They Barter and Trade to Survive. How Will They Vote?
The New York Times
Many rural Americans engage in cashless barter systems to get food and firewood for heating and cooking. They value self-sufficiency, making them wary of government intervention.
When Miki Shiverick needs firewood to heat her home, or help clearing the rusted appliances and vehicles from her property, she doesn’t go to a store or pay for services. Instead, she trades for it.
For instance, preparing her land in Bergholz, Ohio for livestock over the last four years required hauling away piles of salvage, old tools and antiques from the rundown property she bought from the family of an old tinker. The place, with its barn house and five outbuildings, resembled a 12-acre junkyard.

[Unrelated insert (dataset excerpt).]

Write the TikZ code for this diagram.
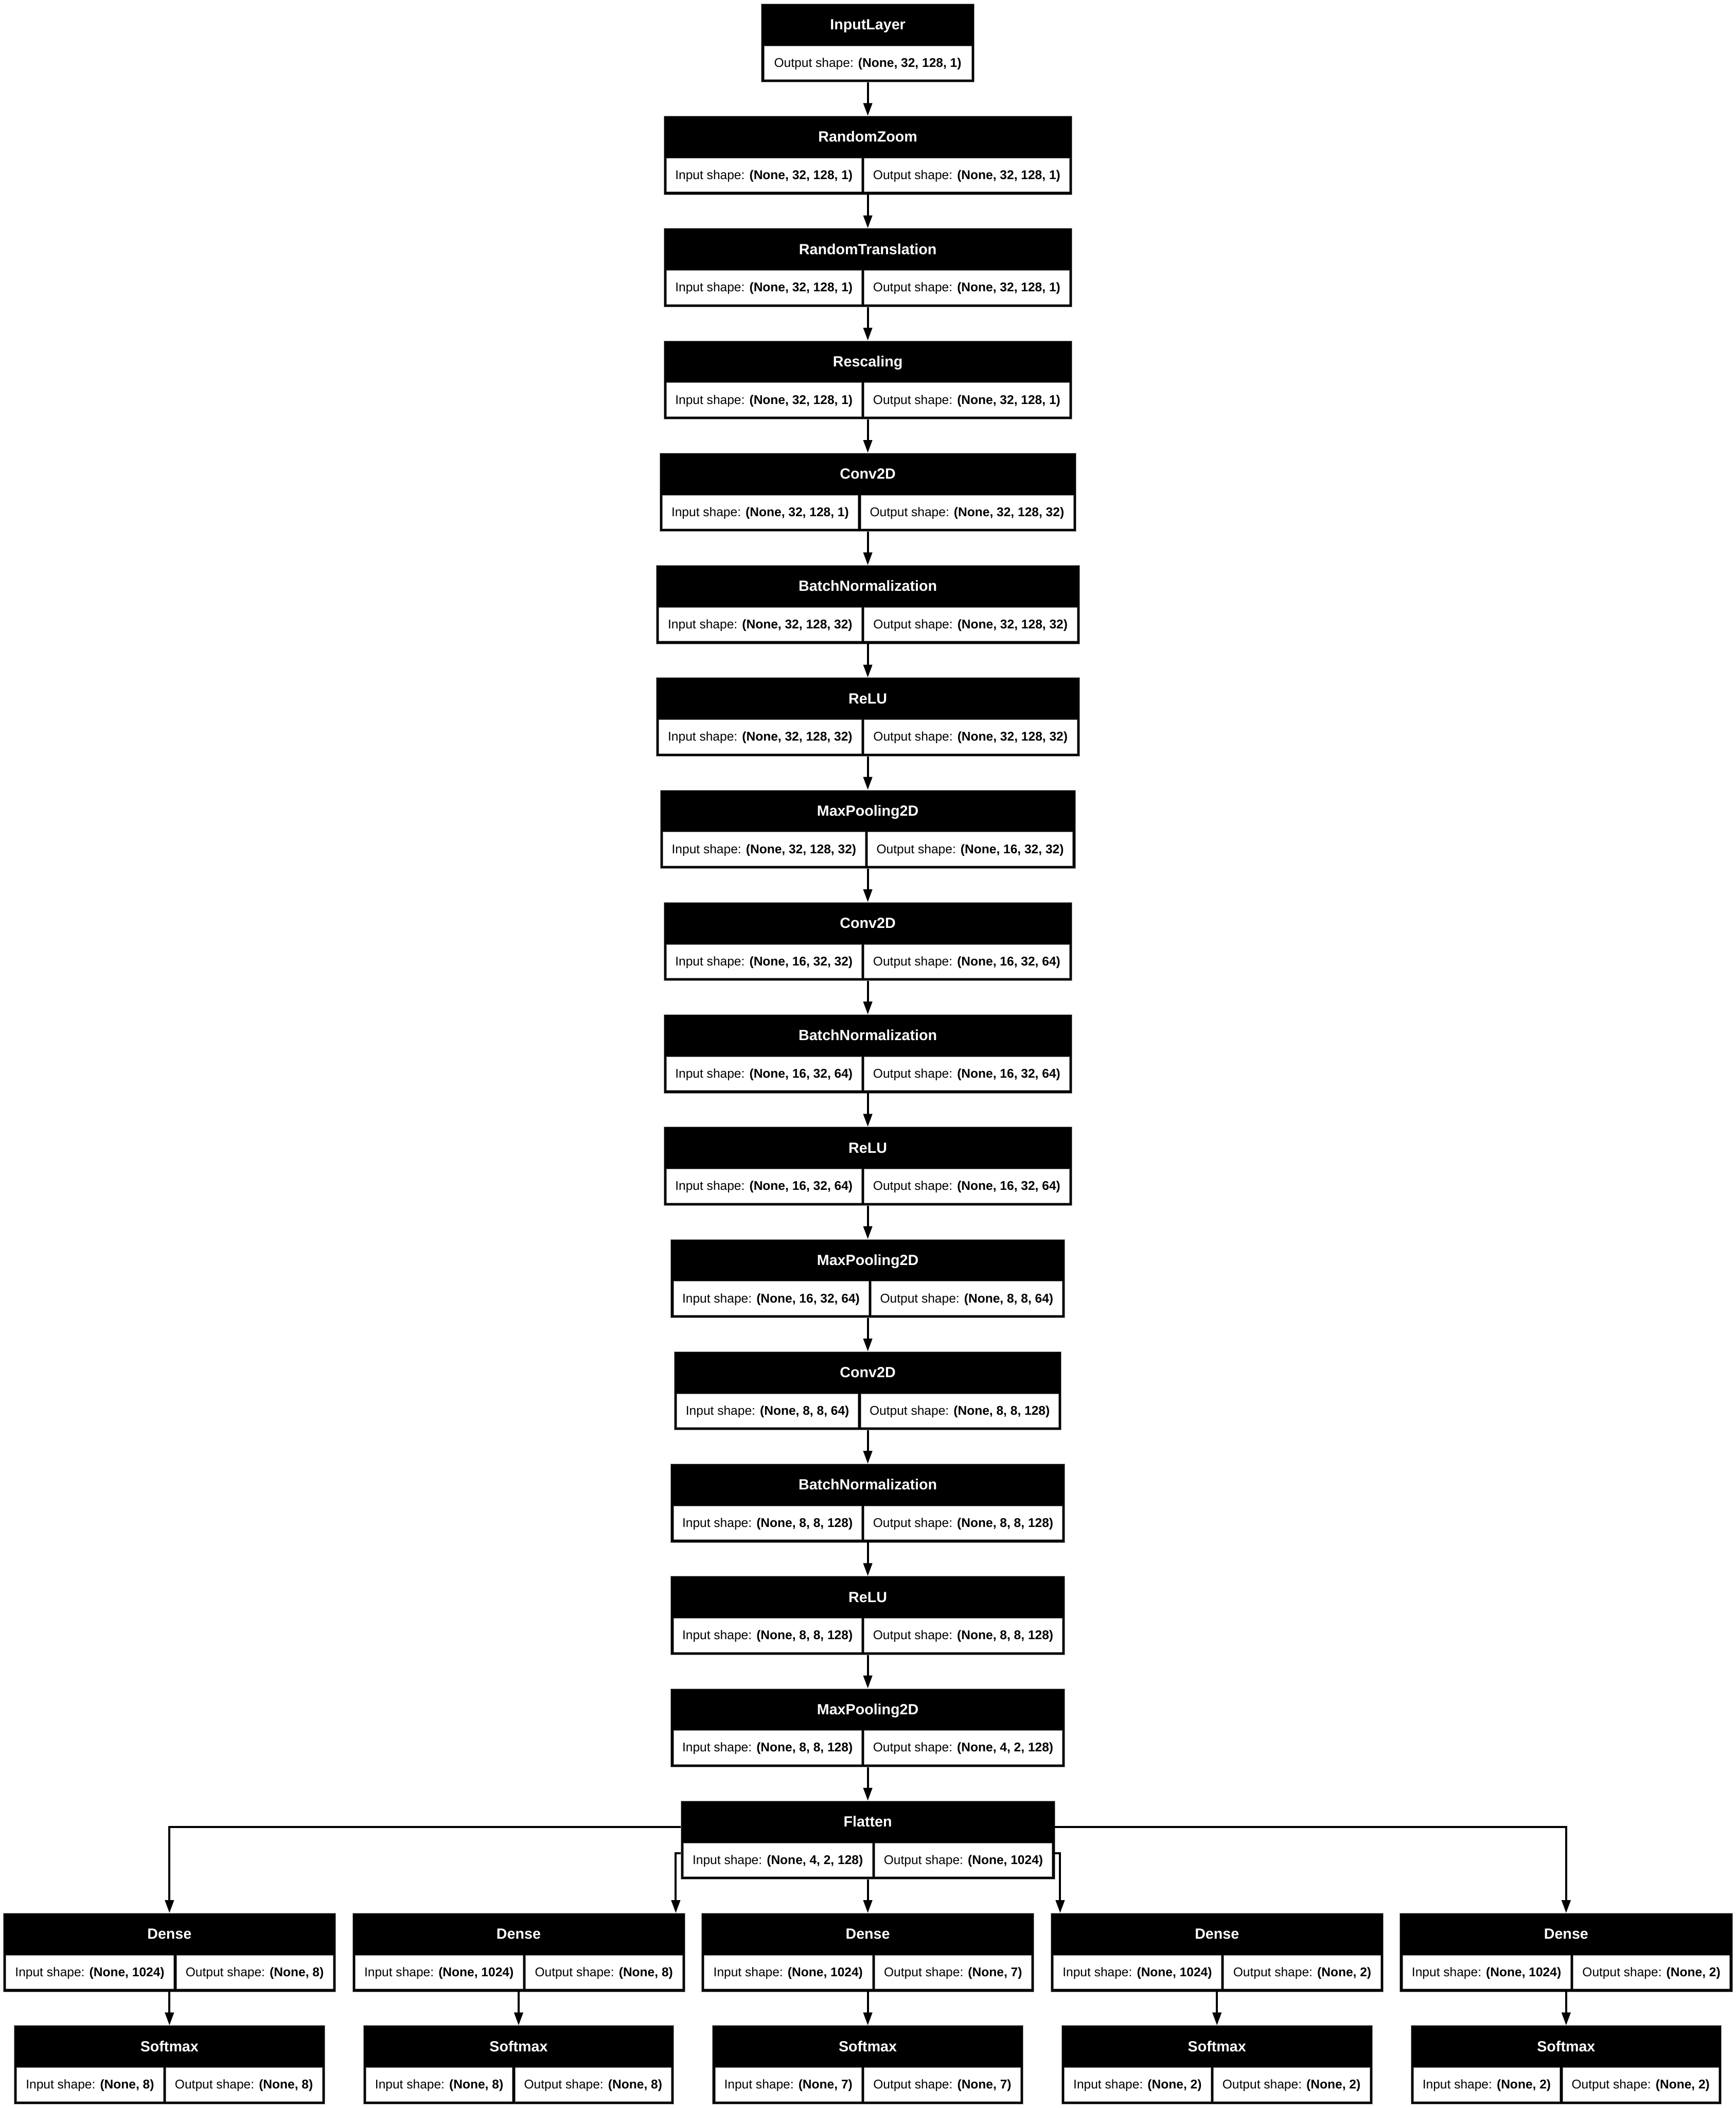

Ms. Shiverick, 56, found local scrappers willing to keep the profits from selling the rusted cars, campers, tractor parts, buried gas tanks and aluminum ingots at the local scrap yard. She also found woodsmen willing to clear trees for her in exchange for most of the wood.
On this newly blank canvas, she dreams of creating a clean, natural retreat for her family with gardens that support wildlife and livestock, which she raises to promote food self-sufficiency and land stewardship.
Bergholz is a rural town with a population of fewer than 600. For centuries, rural communities like Bergholz have operated in cashless barter systems built on mutual trust and neighborly relationships — a culture of self-sufficiency that has also shaped political views toward a kind of bootstrap conservatism.
“People around here don’t do welfare, it’s not who we are,” Ms. Shiverick said.